Dans certains départements, les échanges de parcelles sont régis par des usages locaux qui se substituent aux obligations du Code rural. « Dans l’Oise, les parties signent un contrat validé par la DDTM pour une durée de neuf ans renouvelable, détaille Maître Dagois-Gernez. Dans ces situations, la dénonciation de l’échange doit intervenir trois ans avant son terme par lettre recommandée avec accusé de réception. » De quoi permettre à chacun de s’organiser.
Les Safer se mobilisent pour les échanges
Partout en France, les échanges parcellaires mobilisent les conseillers fonciers de la Safer. « Ce phénomène grandit depuis quatre ou cinq ans », observe Stéphane Hamon, directeur général de la Safer de Normandie. En particulier dans la Manche, ou le remembrement n’a pas toujours été effectué et tout reste à faire. « Dans ce département, un candidat sur deux est à même d’échanger une parcelle », souligne l’expert. En fonction des candidatures, la Safer propose des attributions de parcelles à condition d’en échanger d’autres. Les conseillers fonciers normands constituent ainsi de véritables boucles de candidats et des échanges en cascade, jusqu’à dix interlocuteurs.

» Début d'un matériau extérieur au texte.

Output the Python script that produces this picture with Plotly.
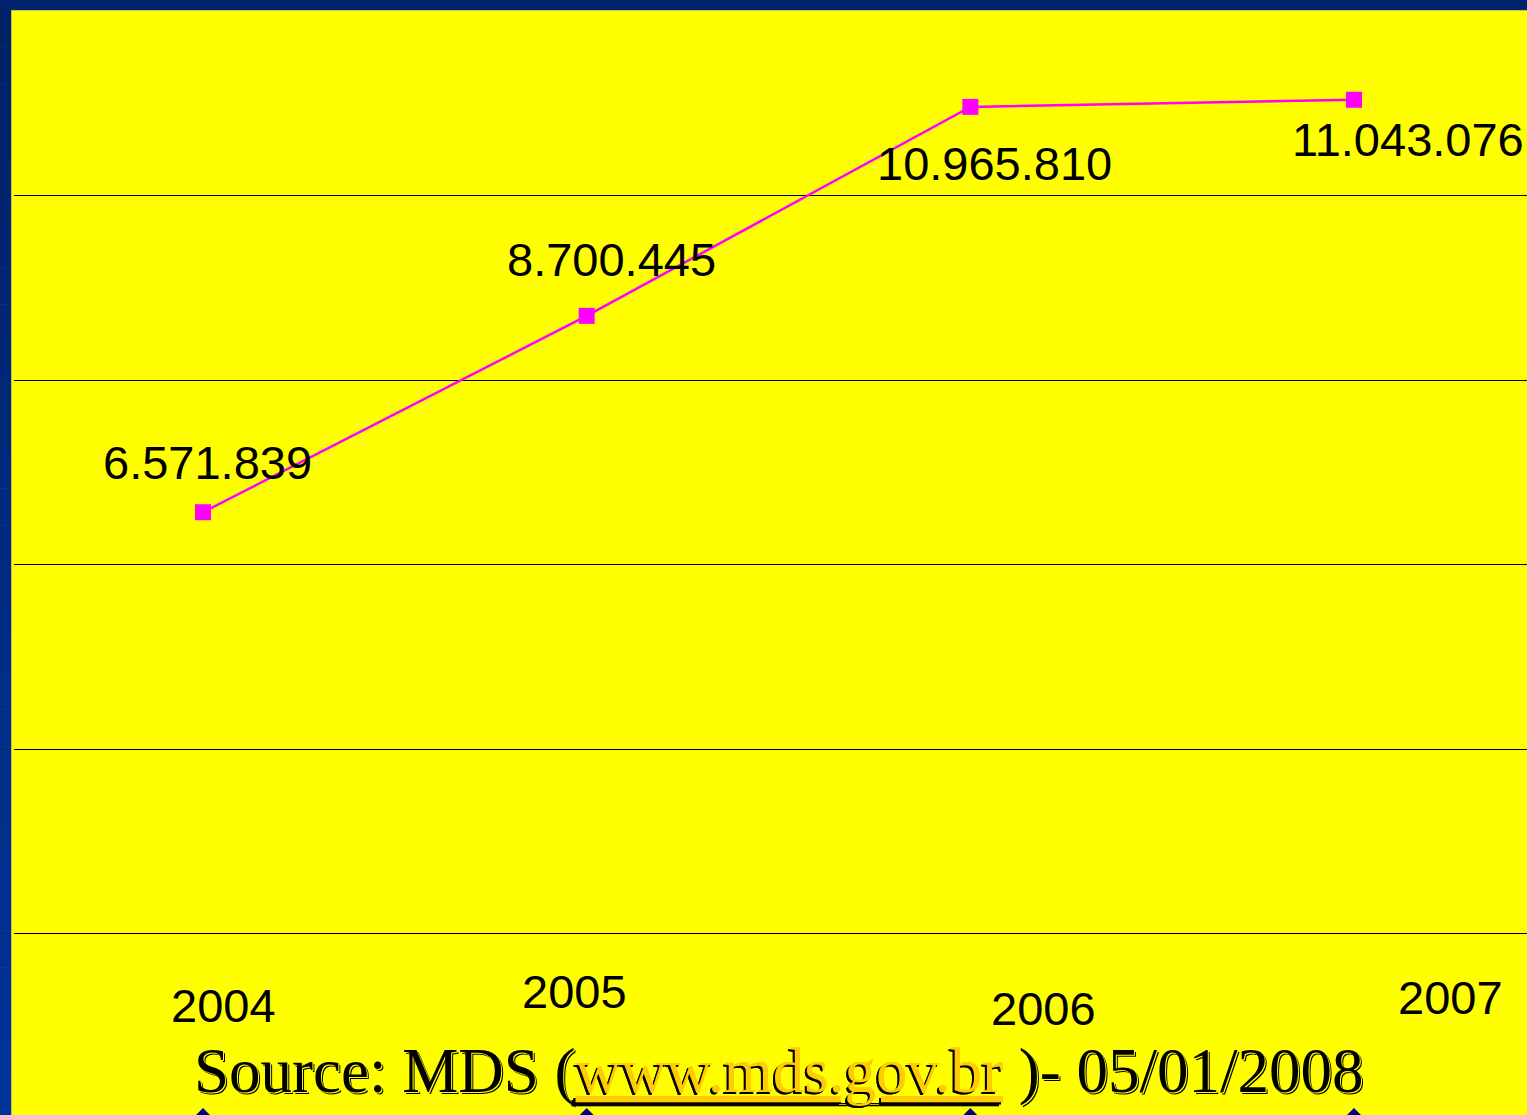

« Chaque année, nous organisons l’échange d’environ 268 hectares entre agriculteurs », indique Delphine Benea, chargée de communication de la Safer de Normandie. « Ces hectares échangés représentent 30 parcelles en moyenne et permettent d’éviter environ 12 000 kilomètres de trafic, correspondant à une économie de 600 heures passées en moins sur la route. » Du temps gagné, des économies et une diminution du risque d’accident pour les agriculteurs. « Les échanges parcellaires sont dans notre ADN », rappelle Stéphane Hamon.